In the past, said Michael Bauer, general manager of IHFM, the property management company, tenants in most cases thought that their landlords had unreasonable rights. Things have changed and swung the other way now, he said, and landlords are probably the ones feeling that their rights have diminished and that their tenants have more rights than they do.
If you are a landlord, there are many responsibilities to remember so that you don’t fall foul of the law. In most cases the rental agent will be able to advise the property investor and act on his behalf but it is good practice that the landlord should know what his obligations are.
Unfortunately there are many property investors who go into buying to let without first becoming acquainted with regulations and then become unhappy with their decision to own a property and rent it out when the tenant “becomes difficult”. Tenants have rights and often know what they are entitled to, said Bauer. The problem in most cases is the do-it-yourself landlord might not know what the tenant is entitled to and it becomes a battle process.

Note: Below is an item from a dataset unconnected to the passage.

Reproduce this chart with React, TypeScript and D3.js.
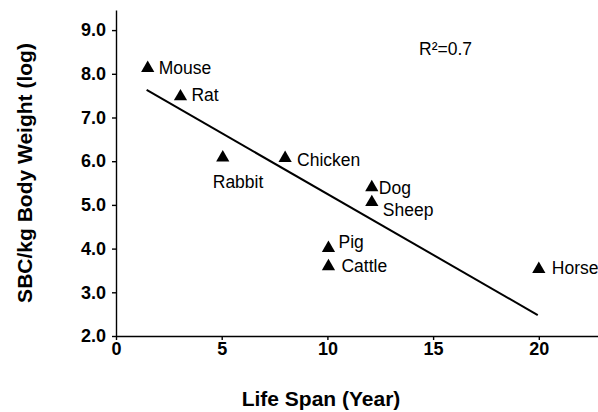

The landlord’s obligations are simple. He must give the tenant a copy of the lease and if in a sectional title unit, the conduct rules of the scheme. He must make sure the premises are clean on the day that the tenant moves in and that the previous tenant has completely moved out. He must keep the premises in good repair during the term of the lease. If anything needs replacing, such as a light fitting or a faulty stove plate, this must be done by a person qualified to do so. The landlord must make sure all the locks and window latches work properly and he must, above all, allow his tenant the use of the premises for the full term of the lease without undue interference.